Xilinx:Reading from BRAM

Question

I have attemted to write a Minimal, Complete, and Verifiable example below.

I want to write 10 values to the first 10 addresses of the BRAM (single port Block RAM) and then read the values. After inspecting the results I find that

• there are no changes in the first 10 addresses while perfoming the write operation.
• While reading, the output changes after 3 clock cycles and stays constant when the 'address' signal stops changing.

Can you give an explanation to this behaviour and how to get the desired result (write 10 values in the 10 addresses). I'm more interested in solving the second problem (reading the values from the first 10 addresses).

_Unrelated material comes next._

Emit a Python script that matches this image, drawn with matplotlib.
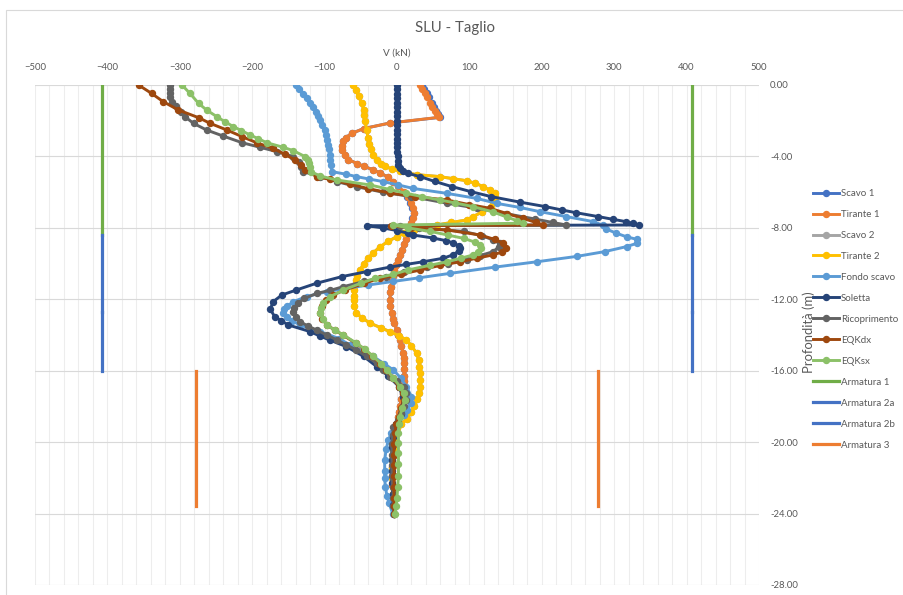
import numpy as np
import matplotlib
matplotlib.use("Agg")
import matplotlib.pyplot as plt
from matplotlib.patches import Rectangle
from matplotlib.ticker import MultipleLocator, FixedLocator, FuncFormatter

plt.rcParams["font.family"] = ["Lato", "DejaVu Sans"]

# ---- shear V (kN) vs depth z (m) for each construction stage ----
tirante1_z = [0, -0.2, -0.45, -0.7, -1.0, -1.25, -1.47, -1.65, -1.81, -2.13, -2.44, -2.7, -2.95, -3.15, -3.4, -3.62,
              -3.9, -4.18, -4.4, -4.55, -4.75, -4.93, -5.15, -5.41, -5.65, -5.97, -6.3, -6.62, -6.9, -7.18, -7.45,
              -7.74, -8.0, -8.3, -8.6, -8.9, -9.24, -9.5, -9.8, -10.1, -10.36, -10.7, -10.92, -11.3, -11.6, -12.04,
              -12.4, -12.78, -13.1, -13.34, -13.7, -14.0, -14.28, -14.6, -15.0, -15.3, -15.58, -15.9, -16.3, -16.6,
              -16.89, -17.3, -17.6, -18.0, -18.3, -18.6, -19.0, -19.4, -19.8, -20.3, -20.8, -21.4, -21.9, -22.4,
              -22.9, -23.4, -24.0]
tirante1_v = [32, 35, 39, 42, 46, 49, 52, 55, 58, -10, -46, -62, -71, -74, -76, -76,
              -72, -67, -55, -46, -33, -23, -13, -5, 2, 9, 15, 19, 22, 24, 22,
              20, 17, 15, 12, 9, 7, 4, 1, -2, -4, -6, -7, -8, -9, -10,
              -9, -7, -6, -4, 0, 2, 4, 6, 8, 9, 10, 10, 10, 10,
              9, 8, 6, 4, 3, 1, -1, -3, -4, -5, -6, -7, -7, -7,
              -6, -5, -4]

scavo1_z = list(tirante1_z)
scavo1_v = [34, 37, 41, 44, 48, 51, 54, 57, 60, -10, -46, -62, -71, -74, -76, -76,
            -72, -67, -55, -46, -33, -23, -13, -5, 2, 8, 14, 18, 21, 23, 21,
            19, 16, 15, 12, 9, 7, 4, 1, -2, -4, -6, -7, -8, -9, -10,
            -9, -7, -6, -4, 0, 2, 4, 6, 8, 9, 10, 10, 10, 10,
            9, 8, 6, 4, 3, 1, -1, -3, -4, -5, -6, -7, -7, -7,
            -6, -5, -4]

tirante2_z = [0, -0.3, -0.63, -1.0, -1.38, -1.7, -2.03, -2.5, -2.97, -3.3, -3.6, -3.9, -4.2, -4.4, -4.55, -4.7,
              -4.83, -5.02, -5.13, -5.25, -5.36, -5.5, -5.69, -5.88, -6.07, -6.3, -6.55, -6.81, -7.1, -7.37,
              -7.56, -7.7, -7.84, -8.0, -8.12, -8.3, -8.49, -8.75, -9.05, -9.4, -9.7, -10.0, -10.36, -10.7,
              -10.92, -11.2, -11.48, -11.8, -12.04, -12.4, -12.78, -13.05, -13.34, -13.6, -13.81, -14.05, -14.28,
              -14.6, -15.02, -15.4, -15.8, -16.14, -16.5, -16.9, -17.26, -17.6, -18.0, -18.3, -18.7, -19.0,
              -19.2, -19.5, -19.9, -20.4, -21.0, -21.5, -22.0, -22.5, -22.9, -23.4, -24.0]
tirante2_v = [-61, -57, -53, -49, -46, -45, -44, -42, -40, -38, -36, -33, -27, -22, -17, -7,
              4, 27, 59, 78, 96, 108, 119, 128, 135, 136, 133, 130, 118, 105,
              96, 75, 55, 38, 23, 10, 0, -12, -23, -33, -40, -46, -51, -55,
              -57, -58, -59, -60, -60, -59, -56, -48, -37, -22, -10, 3, 13,
              20, 27, 30, 31, 32, 32, 32, 31, 28, 24, 20, 14, 5,
              0, -3, -5, -6, -7, -7, -7, -6, -5, -5, -4]

scavo2_z = list(tirante2_z)
scavo2_v = list(tirante2_v)

fondo_z = [0, -0.25, -0.5, -0.75, -1.0, -1.25, -1.5, -1.75, -1.96, -2.25, -2.5, -2.8, -3.08, -3.35, -3.6, -3.9,
           -4.2, -4.5, -4.85, -5.0, -5.13, -5.27, -5.41, -5.6, -5.79, -6.07, -6.35, -6.63, -6.86, -7.09, -7.37,
           -7.65, -7.85, -8.05, -8.3, -8.5, -8.64, -8.87, -9.05, -9.33, -9.6, -9.9, -10.2, -10.55, -10.8, -11.0,
           -11.2, -11.57, -11.85, -12.13, -12.4, -12.56, -12.78, -12.97, -13.2, -13.44, -13.81, -14.2, -14.56,
           -14.9, -15.2, -15.6, -15.96, -16.4, -16.89, -17.45, -17.8, -18.2, -18.5, -18.9, -19.1, -19.5, -19.9,
           -20.4, -21.0, -21.6, -22.0, -22.5, -23.0, -23.4, -24.0]
fondo_v = [-140, -136, -130, -125, -120, -116, -112, -109, -106, -103, -100, -98, -97, -95, -94, -93,
           -92, -91, -90, -70, -56, -38, -19, 2, 22, 69, 110, 138, 170, 197, 234,
           271, 284, 288, 303, 317, 331, 331, 317, 287, 248, 193, 135, 73, 30, -5,
           -40, -97, -125, -143, -152, -156, -157, -152, -145, -134, -106, -80, -65,
           -48, -33, -18, -5, 5, 13, 20, 20, 14, 10, 2, -1, -8, -12,
           -15, -17, -17, -17, -16, -14, -11, -6]

soletta_z = [0, -0.25, -0.5, -0.75, -1.0, -1.25, -1.5, -1.75, -2.0, -2.25, -2.5, -2.75, -3.0, -3.25, -3.5, -3.75,
             -4.0, -4.25, -4.46, -4.65, -4.8, -4.95, -5.13, -5.4, -5.69, -5.97, -6.25, -6.56, -6.81, -7.0, -7.15,
             -7.37, -7.52, -7.65, -7.75, -7.84, -7.88, -8.0, -8.15, -8.3, -8.4, -8.57, -8.72, -8.85, -9.0, -9.13,
             -9.3, -9.5, -9.7, -9.9, -10.05, -10.2, -10.45, -10.73, -11.1, -11.48, -11.76, -12.13, -12.56, -12.97,
             -13.2, -13.44, -13.81, -14.05, -14.28, -14.65, -15.2, -15.77, -16.3, -16.9, -17.5, -18.0, -18.4,
             -19.0, -19.7, -20.3, -21.0, -21.6, -22.3, -22.9, -23.5, -24.0]
soletta_v = [0, 0, 0, 0, 0, 0, 0, 0, 0, 0, 0, 0, 0, 0, 0, 0,
             1, 1, 2, 4, 8, 15, 32, 52, 76, 102, 130, 170, 205, 228, 247,
             278, 298, 316, 326, 334, -41, -20, 0, 15, 22, 50, 68, 78, 85, 87,
             85, 78, 64, 36, 12, -10, -42, -76, -111, -139, -159, -171, -175, -169,
             -160, -150, -120, -107, -93, -70, -46, -28, -12, 3, 8, 8, 6,
             -1, -5, -7, -7, -7, -7, -6, -5, -4]

ricopr_z = [0, -0.25, -0.47, -0.7, -0.93, -1.2, -1.5, -1.77, -2.15, -2.52, -2.86, -3.23, -3.49, -3.73, -4.01,
            -4.3, -4.6, -4.85, -5.13, -5.41, -5.7, -6.0, -6.25, -6.62, -6.9, -7.2, -7.5, -7.7, -7.84, -7.88,
            -8.0, -8.2, -8.45, -8.68, -8.87, -9.05, -9.33, -9.55, -9.8, -10.0, -10.2, -10.5, -10.73, -11.0,
            -11.29, -11.5, -11.66, -11.95, -12.22, -12.5, -12.69, -12.97, -13.25, -13.5, -13.72, -14.0, -14.28,
            -14.55, -14.84, -15.2, -15.58, -15.95, -16.33, -16.6, -16.89, -17.25, -17.64, -18.0, -18.38, -18.75,
            -19.13, -19.6, -20.1, -20.7, -21.3, -21.9, -22.5, -23.1, -23.6, -24.0]
ricopr_v = [-314, -314, -314, -313, -311, -305, -298, -293, -281, -263, -240, -214, -189, -166, -143,
            -136, -132, -130, -106, -83, -55, -20, 20, 69, 110, 150, 190, 215, 234, 4,
            30, 92, 118, 133, 142, 141, 133, 115, 96, 70, 41, 10, -15, -45,
            -74, -92, -110, -128, -137, -142, -143, -139, -134, -123, -111, -97, -83,
            -70, -56, -42, -28, -19, -10, 0, 9, 12, 13, 10, 6, 1,
            -5, -6, -7, -7, -7, -7, -6, -5, -5, -4]

eqkdx_z = [0, -0.47, -0.93, -1.4, -1.83, -2.15, -2.52, -2.89, -3.23, -3.55, -3.88, -4.2, -4.5, -4.76, -5.13,
           -5.28, -5.55, -5.8, -6.05, -6.25, -6.44, -6.7, -6.9, -7.2, -7.47, -7.7, -7.84, -7.88, -8.0, -8.12,
           -8.4, -8.65, -8.87, -9.15, -9.35, -9.52, -9.7, -9.9, -10.1, -10.36, -10.6, -10.82, -11.1, -11.48,
           -11.75, -12.04, -12.4, -12.78, -13.1, -13.44, -13.72, -14.0, -14.46, -14.8, -15.2, -15.6, -15.96,
           -16.4, -16.89, -17.25, -17.64, -18.1, -18.57, -19.0, -19.5, -20.1, -20.7, -21.3, -21.9, -22.5,
           -23.1, -23.6, -24.0]
eqkdx_v = [-357, -339, -323, -302, -274, -258, -235, -214, -194, -171, -155, -141, -133, -127, -111,
           -93, -65, -40, -10, 25, 69, 100, 128, 152, 174, 192, 202, -8, 20, 69,
           115, 135, 147, 150, 145, 132, 110, 87, 60, 32, 5, -23, -45, -72,
           -88, -98, -104, -107, -103, -97, -86, -75, -57, -45, -34, -23, -15,
           -6, 3, 8, 10, 6, 3, -1, -3, -4, -4, -4, -4, -4,
           -4, -4, -4]

eqksx_z = [0, -0.47, -1.03, -1.4, -1.77, -2.05, -2.33, -2.55, -2.8, -3.0, -3.23, -3.49, -3.68, -4.01, -4.2,
           -4.39, -4.6, -4.85, -5.1, -5.32, -5.6, -5.85, -6.07, -6.25, -6.44, -6.6, -6.81, -7.1, -7.4, -7.6,
           -7.74, -7.84, -8.0, -8.2, -8.4, -8.59, -8.8, -8.96, -9.15, -9.33, -9.52, -9.7, -9.9, -10.1, -10.36,
           -10.6, -10.82, -11.1, -11.48, -11.85, -12.2, -12.5, -12.78, -13.1, -13.44, -13.72, -14.0, -14.46,
           -14.8, -15.2, -15.6, -15.96, -16.4, -16.89, -17.26, -17.64, -18.1, -18.57, -19.0, -19.5, -20.07,
           -20.6, -21.2, -21.9, -22.5, -23.1, -23.6, -24.0]
eqksx_v = [-297, -286, -274, -263, -249, -238, -226, -215, -203, -192, -180, -157, -143, -127, -123,
           -121, -120, -119, -106, -83, -37, -10, 13, 35, 59, 80, 105, 132, 152, 166,
           174, -5, 15, 46, 70, 92, 108, 115, 116, 112, 105, 88, 69, 45, 15,
           -5, -30, -50, -74, -92, -102, -105, -106, -102, -97, -86, -74, -56,
           -44, -33, -22, -14, -5, 4, 9, 11, 7, 4, 3, 2, 2,
           2, 2, 2, 1, 0, -1, -3]

# ---- reinforcement limits (resisting shear), split left / right by NaN ----
arm1_v = [-408, -408, np.nan, 408, 408]
arm1_z = [0, -8.4, np.nan, 0, -8.4]
arm2a_v = [-408, -408, np.nan, 408, 408]
arm2a_z = [-8.4, -12.7, np.nan, -8.4, -12.7]
arm2b_v = [-408, -408, np.nan, 408, 408]
arm2b_z = [-12.7, -16.0, np.nan, -12.7, -16.0]
arm3_v = [-277, -277, np.nan, 277, 277]
arm3_z = [-16.0, -23.6, np.nan, -16.0, -23.6]

x_ticks = [-500, -400, -300, -200, -100, 0, 100, 200, 300, 400, 500]
y_ticks = [0, -4, -8, -12, -16, -20, -24, -28]

series = [
    ("Scavo 1", scavo1_v, scavo1_z, "#4472C4"),
    ("Tirante 1", tirante1_v, tirante1_z, "#ED7D31"),
    ("Scavo 2", scavo2_v, scavo2_z, "#A5A5A5"),
    ("Tirante 2", tirante2_v, tirante2_z, "#FFC000"),
    ("Fondo scavo", fondo_v, fondo_z, "#5B9BD5"),
    ("Soletta", soletta_v, soletta_z, "#264478"),
    ("Ricoprimento", ricopr_v, ricopr_z, "#636363"),
    ("EQKdx", eqkdx_v, eqkdx_z, "#9E480E"),
    ("EQKsx", eqksx_v, eqksx_z, "#8CC168"),
]
limits = [
    ("Armatura 1", arm1_v, arm1_z, "#70AD47"),
    ("Armatura 2a", arm2a_v, arm2a_z, "#4472C4"),
    ("Armatura 2b", arm2b_v, arm2b_z, "#4472C4"),
    ("Armatura 3", arm3_v, arm3_z, "#ED7D31"),
]

W, H = 904, 595
fig = plt.figure(figsize=(W / 100, H / 100), dpi=100)
ax = fig.add_axes([35 / W, 1 - 585 / H, (759 - 35) / W, (585 - 85) / H])

text_col = "#595959"

for name, v, z, c in series:
    ax.plot(v, z, color=c, lw=2.1, marker="o", ms=4.3, mec=c, mfc=c, label=name, zorder=3)
for name, v, z, c in limits:
    ax.plot(v, z, color=c, lw=2.3, label=name, zorder=4)

ax.set_xlim(-500, 500)
ax.set_ylim(-28, 0)
ax.xaxis.set_major_locator(FixedLocator(x_ticks))
ax.xaxis.set_minor_locator(MultipleLocator(20))
ax.yaxis.set_major_locator(FixedLocator(y_ticks))
ax.xaxis.tick_top()
ax.yaxis.tick_right()
ax.yaxis.set_major_formatter(FuncFormatter(lambda val, pos: f"{val:.2f}"))
ax.tick_params(axis="both", which="both", length=0, labelsize=6.8, labelcolor=text_col)
ax.tick_params(axis="x", pad=9)
ax.tick_params(axis="y", pad=8)

ax.grid(True, axis="x", which="minor", color="#EDEDED", lw=0.8)
ax.grid(True, axis="x", which="major", color="#EDEDED", lw=0.8)
ax.grid(True, axis="y", which="major", color="#D9D9D9", lw=0.8)
ax.set_axisbelow(True)
for s in ax.spines.values():
    s.set_visible(False)

ax.set_xlabel("V (kN)", fontsize=7.2, color=text_col, labelpad=6)
ax.xaxis.set_label_position("top")

fig.text(455 / W, 1 - 28 / H, "SLU - Taglio", ha="center", va="center", fontsize=10.8, color=text_col)
fig.text(809 / W, 1 - 332 / H, "Profondità (m)", rotation=90, ha="center", va="center",
         fontsize=9.4, color=text_col)

leg = fig.legend(loc="upper left", bbox_to_anchor=(813 / W, 1 - 189 / H), frameon=False,
                 fontsize=7.0, labelspacing=1.23, handlelength=2.7, handletextpad=0.15,
                 borderpad=0, borderaxespad=0)
for t in leg.get_texts():
    t.set_color(text_col)

fig.patches.append(Rectangle((6 / W, -0.1), 1.2, 1 - 10 / H + 0.1, transform=fig.transFigure,
                             fill=False, edgecolor="#D9D9D9", lw=0.8))

fig.savefig("out.png", dpi=100)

Below is my verilog testbench and snapshot of the waveguide.

module BRAM_tb;
    // Inputs
    reg clk;
    reg [3:0] wea;                  // write enable signal
    reg [31:0] addra;               // address
    reg signed [31:0] dina;     // data in

    // Outputs
    wire [31:0] douta;          // data out

    // Instantiate the Unit Under Test (UUT)
    BLOCK_MEM uut (
        .clka(clk), 
        .wea(wea), 
        .addra(addra), 
        .dina(dina), 
        .douta(douta)
    );

    always begin
        #15 clk =~clk;
    end

    task writeStuff;    //write to address
        begin
            addra <= addra + 1;
            dina <= dina+1;
        end
    endtask

    task readStuff; // read the at address
        begin
            addra <= addra + 1;
        end
    endtask

    reg [1:0] writing;
    integer counter;
    initial begin
        // Initialize Inputs
        clk = 0;
        addra = 0;
        dina = 16;
        counter = 0;
        writing = 2'b10; //idle state
        // Wait 100 ns for global reset to finish
        #100;
        wea <= 1;
        writing <=1;
    end

    always @(posedge clk)begin
        case(writing)
            1: if(counter<10) begin
                    writeStuff;
                    counter <=counter+1;
                end else begin
                    writing <=0;    // change state to reading
                    counter <=0;
                    addra <= 0;
                    wea <=0;    // stop writing
                end
            0:  if(counter<10) begin
                    readStuff;
                    counter <=counter+1;
                end else begin // change addra to zero and do nothing
                    addra <= 0;
                    writing <=2'b10; //goto idle state
                end
            2: if(1) begin
                    //do nothing
                end
        endcase
    end

- The gray line is where the write operation begins. The blue line is where the read operation begins.

BLOCK_MEM is an IP-CORE that is generated by Xilinx.

Answer 1

I'm going to take some guesses as to how you've configured your BRAM (I'm using Vivado 2015.4 and http://www.xilinx.com/support/documentation/ip_documentation/blk_mem_gen/v8_3/pg058-blk-mem-gen.pdf as references). Looks like you've opted for the always-enable (since the ENA signal isn't present), 32-bit data, and the 32-bit address interface. Note that if you use the 32-bit address interface, WEA changes from a 1-bit signal to a 4-bit signal. This is to allow for byte-addressable writes.

Given this, we know that for a wea of 0b0001, only the least-significant byte will be written. Also, from the timing diagram on pg 46 of the above guide, we know we can expect the written data to be available after the write on douta. We can verify this on your first image - for example, at 200ns, douta = 0xfff75c13, with the 0x13 byte having come from dina on the previous clock edge (the other bytes are what was previously in the memory). So, this confirms the writes are working as expected.

As for the reads in image two, if you count again, you'll see that douta changes every 4 clock cycles. Again, remember that the memory is addressed per byte, but you're returning 4 bytes, so the lowest two bits of the address are ignored (address 0x07 == 0x06 == 0x05 == 0x04).

In short, the BRAM is working as intended, which might not be the way you expected. To move to the next 32-bit/4-byte word in memory, you need to increment the address by 4, not by 1. To write the whole word, (not just the lowest byte) set wea='b1111.